===== EXTRACTED RECORDS =====

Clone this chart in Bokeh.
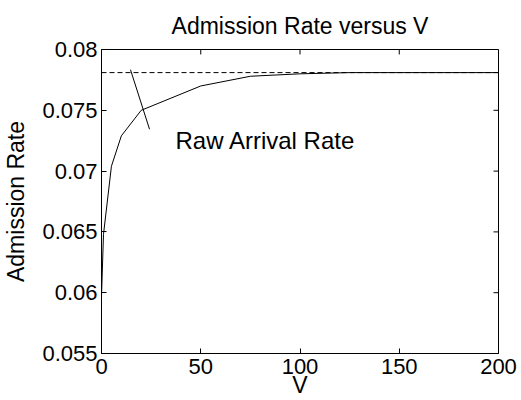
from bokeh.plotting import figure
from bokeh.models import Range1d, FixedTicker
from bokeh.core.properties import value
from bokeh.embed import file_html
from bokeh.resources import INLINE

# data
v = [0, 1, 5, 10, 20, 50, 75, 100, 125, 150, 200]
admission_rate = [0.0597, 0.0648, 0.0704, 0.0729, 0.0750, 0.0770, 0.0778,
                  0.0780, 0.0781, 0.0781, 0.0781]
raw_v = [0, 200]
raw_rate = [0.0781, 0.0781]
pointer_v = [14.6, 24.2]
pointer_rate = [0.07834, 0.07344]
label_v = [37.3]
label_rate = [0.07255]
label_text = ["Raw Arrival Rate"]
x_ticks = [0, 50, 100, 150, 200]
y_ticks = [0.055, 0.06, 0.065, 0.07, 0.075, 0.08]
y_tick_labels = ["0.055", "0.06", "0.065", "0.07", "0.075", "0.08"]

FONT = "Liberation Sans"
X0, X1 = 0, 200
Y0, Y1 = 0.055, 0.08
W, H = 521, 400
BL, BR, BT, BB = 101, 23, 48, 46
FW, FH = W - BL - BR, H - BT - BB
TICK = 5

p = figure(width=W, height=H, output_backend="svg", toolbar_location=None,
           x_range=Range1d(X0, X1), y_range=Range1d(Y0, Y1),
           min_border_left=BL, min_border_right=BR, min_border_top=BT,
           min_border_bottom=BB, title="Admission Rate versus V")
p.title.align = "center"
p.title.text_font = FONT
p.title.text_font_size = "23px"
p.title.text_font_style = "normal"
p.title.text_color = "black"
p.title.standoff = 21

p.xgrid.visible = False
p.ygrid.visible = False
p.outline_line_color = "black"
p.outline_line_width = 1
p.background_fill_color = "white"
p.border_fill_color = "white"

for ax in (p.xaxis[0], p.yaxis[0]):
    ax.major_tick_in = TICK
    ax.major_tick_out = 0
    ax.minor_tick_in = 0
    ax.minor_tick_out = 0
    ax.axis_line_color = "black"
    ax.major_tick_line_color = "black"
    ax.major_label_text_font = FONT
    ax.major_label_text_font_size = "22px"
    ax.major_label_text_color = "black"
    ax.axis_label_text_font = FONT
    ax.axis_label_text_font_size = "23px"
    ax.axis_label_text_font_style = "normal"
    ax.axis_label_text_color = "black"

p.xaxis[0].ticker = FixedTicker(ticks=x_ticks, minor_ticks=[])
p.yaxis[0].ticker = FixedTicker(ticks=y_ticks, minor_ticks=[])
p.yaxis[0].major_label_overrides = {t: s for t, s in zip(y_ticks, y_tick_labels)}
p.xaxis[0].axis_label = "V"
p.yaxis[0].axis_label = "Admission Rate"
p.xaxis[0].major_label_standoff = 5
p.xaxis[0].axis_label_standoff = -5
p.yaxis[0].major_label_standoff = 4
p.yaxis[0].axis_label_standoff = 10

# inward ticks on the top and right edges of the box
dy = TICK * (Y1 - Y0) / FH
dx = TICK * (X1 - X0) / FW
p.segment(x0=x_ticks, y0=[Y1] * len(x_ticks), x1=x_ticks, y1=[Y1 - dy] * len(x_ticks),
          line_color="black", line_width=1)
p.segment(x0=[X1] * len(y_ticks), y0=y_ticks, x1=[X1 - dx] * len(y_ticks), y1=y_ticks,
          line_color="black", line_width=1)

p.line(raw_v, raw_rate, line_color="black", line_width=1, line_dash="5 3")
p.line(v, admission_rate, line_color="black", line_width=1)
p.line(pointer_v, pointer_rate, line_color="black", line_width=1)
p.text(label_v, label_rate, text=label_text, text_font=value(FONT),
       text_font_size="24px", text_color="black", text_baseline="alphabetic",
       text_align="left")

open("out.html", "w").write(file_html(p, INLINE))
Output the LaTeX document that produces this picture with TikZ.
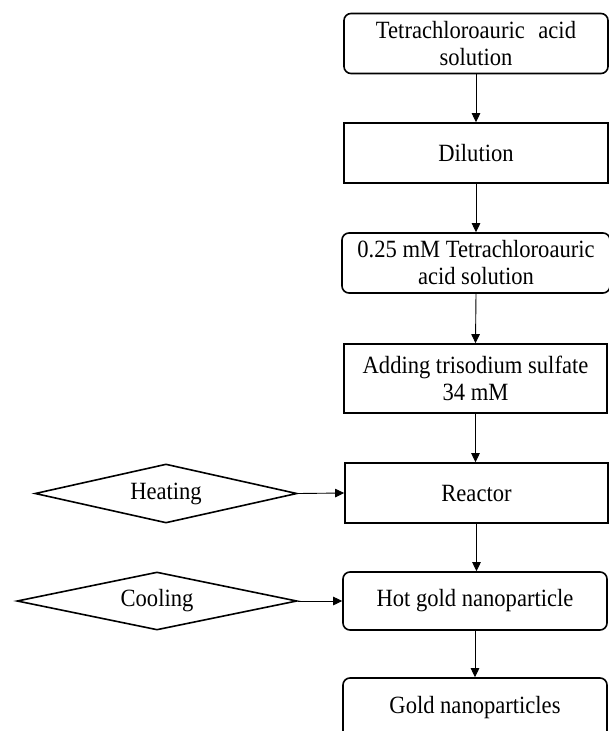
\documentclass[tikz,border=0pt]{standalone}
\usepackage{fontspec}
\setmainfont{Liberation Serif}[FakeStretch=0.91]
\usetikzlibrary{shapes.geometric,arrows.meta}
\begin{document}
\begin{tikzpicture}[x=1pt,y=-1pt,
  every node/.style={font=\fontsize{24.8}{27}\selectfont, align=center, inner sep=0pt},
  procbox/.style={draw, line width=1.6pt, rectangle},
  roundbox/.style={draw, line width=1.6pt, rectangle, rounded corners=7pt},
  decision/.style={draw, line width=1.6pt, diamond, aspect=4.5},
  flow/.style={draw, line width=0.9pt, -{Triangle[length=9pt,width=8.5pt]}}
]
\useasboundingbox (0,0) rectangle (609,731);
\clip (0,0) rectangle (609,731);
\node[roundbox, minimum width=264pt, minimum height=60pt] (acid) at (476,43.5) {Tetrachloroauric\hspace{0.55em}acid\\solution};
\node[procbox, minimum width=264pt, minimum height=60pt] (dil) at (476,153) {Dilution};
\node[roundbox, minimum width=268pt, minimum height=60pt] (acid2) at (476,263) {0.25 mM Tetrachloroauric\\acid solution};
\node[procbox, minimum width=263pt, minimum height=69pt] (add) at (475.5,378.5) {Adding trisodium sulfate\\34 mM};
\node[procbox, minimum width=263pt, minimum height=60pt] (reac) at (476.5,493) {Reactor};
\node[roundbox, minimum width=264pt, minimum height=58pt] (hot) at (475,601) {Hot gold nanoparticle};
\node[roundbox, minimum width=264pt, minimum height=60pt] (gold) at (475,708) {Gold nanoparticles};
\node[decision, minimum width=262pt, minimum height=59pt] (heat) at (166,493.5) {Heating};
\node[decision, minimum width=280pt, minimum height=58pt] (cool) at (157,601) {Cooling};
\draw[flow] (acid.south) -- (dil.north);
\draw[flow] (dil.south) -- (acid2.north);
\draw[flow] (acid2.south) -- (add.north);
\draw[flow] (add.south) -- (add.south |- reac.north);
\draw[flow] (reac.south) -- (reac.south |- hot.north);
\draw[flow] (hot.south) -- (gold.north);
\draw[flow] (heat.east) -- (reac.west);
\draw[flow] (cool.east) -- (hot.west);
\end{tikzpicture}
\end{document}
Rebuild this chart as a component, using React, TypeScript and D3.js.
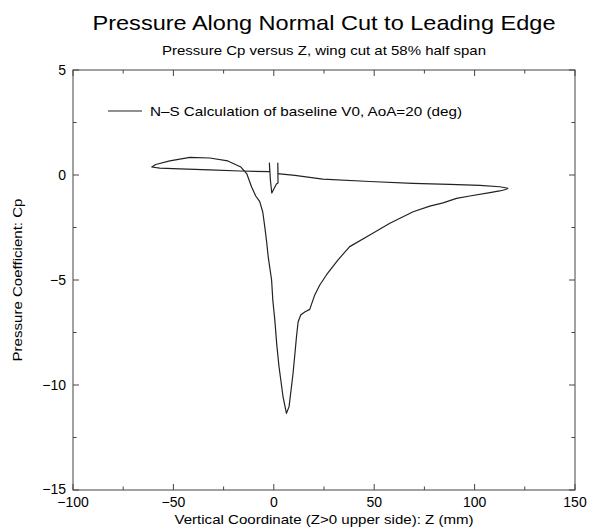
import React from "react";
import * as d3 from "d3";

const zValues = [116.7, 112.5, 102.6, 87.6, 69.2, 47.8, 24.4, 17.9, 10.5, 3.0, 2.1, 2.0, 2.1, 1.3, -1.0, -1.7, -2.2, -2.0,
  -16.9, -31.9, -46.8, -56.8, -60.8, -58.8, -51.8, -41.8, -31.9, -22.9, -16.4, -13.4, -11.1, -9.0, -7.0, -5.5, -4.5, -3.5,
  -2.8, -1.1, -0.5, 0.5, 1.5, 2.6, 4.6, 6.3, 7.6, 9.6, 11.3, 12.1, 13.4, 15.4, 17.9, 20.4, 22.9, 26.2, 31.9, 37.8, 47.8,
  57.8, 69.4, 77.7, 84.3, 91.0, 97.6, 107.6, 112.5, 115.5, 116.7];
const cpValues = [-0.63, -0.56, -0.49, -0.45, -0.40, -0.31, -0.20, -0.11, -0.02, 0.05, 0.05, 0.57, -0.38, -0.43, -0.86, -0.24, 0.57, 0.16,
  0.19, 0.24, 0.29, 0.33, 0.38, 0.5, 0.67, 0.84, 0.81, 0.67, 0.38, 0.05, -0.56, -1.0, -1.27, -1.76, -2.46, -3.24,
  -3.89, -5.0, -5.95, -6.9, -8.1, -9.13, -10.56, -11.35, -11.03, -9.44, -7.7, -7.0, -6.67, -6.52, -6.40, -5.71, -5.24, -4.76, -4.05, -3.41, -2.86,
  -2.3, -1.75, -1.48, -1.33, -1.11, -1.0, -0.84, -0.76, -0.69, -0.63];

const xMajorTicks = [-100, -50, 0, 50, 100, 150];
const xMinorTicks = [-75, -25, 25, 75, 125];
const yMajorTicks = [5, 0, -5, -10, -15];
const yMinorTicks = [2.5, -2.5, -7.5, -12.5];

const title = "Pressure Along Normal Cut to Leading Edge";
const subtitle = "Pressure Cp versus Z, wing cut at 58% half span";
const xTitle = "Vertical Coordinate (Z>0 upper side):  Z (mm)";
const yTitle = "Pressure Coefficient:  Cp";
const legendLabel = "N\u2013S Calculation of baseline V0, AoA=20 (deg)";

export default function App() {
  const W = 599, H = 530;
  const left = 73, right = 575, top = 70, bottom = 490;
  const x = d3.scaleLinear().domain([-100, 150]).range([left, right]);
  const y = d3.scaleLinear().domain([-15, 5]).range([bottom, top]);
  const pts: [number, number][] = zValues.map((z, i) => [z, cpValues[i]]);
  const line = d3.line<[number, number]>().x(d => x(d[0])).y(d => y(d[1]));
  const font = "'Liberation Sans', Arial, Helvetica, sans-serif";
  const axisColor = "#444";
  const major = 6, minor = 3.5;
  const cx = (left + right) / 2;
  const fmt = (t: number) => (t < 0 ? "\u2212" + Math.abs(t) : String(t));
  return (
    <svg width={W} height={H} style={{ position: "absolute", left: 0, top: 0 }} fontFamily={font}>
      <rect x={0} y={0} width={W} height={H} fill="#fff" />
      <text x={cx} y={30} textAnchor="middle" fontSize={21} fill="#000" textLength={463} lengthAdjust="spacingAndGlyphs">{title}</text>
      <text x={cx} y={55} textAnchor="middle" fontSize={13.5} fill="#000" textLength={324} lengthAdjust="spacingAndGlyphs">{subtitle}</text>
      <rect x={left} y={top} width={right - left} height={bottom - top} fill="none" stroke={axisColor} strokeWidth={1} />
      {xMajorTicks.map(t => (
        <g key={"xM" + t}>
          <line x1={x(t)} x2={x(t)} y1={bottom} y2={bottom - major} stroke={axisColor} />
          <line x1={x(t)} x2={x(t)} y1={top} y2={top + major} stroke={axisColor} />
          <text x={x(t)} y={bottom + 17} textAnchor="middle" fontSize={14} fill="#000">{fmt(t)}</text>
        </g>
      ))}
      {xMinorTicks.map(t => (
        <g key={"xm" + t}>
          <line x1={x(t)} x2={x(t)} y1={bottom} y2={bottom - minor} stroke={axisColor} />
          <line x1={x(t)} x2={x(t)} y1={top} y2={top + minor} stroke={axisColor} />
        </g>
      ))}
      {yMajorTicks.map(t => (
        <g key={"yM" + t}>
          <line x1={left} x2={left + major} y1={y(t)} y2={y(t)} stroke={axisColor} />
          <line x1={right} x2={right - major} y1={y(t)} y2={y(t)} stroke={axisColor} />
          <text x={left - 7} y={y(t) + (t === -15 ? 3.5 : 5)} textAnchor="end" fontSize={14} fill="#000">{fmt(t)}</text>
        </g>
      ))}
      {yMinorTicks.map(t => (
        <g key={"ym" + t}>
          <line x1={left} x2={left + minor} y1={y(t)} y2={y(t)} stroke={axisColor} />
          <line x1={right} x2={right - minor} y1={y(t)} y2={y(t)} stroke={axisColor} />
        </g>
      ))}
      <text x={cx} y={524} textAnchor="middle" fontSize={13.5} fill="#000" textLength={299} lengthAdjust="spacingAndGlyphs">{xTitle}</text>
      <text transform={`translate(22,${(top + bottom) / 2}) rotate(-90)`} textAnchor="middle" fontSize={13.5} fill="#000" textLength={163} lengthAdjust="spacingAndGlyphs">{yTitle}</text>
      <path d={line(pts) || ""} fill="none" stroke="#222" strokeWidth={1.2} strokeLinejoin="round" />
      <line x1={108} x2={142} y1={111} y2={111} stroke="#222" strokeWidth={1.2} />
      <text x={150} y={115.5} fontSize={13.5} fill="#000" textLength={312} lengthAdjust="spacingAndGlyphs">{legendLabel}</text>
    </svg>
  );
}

=====

### AIM
Pull every line containing "this" out of the data above.

### TASK RESULT
Clone this chart in Bokeh.
Output the LaTeX document that produces this picture with TikZ.
Rebuild this chart as a component, using React, TypeScript and D3.js.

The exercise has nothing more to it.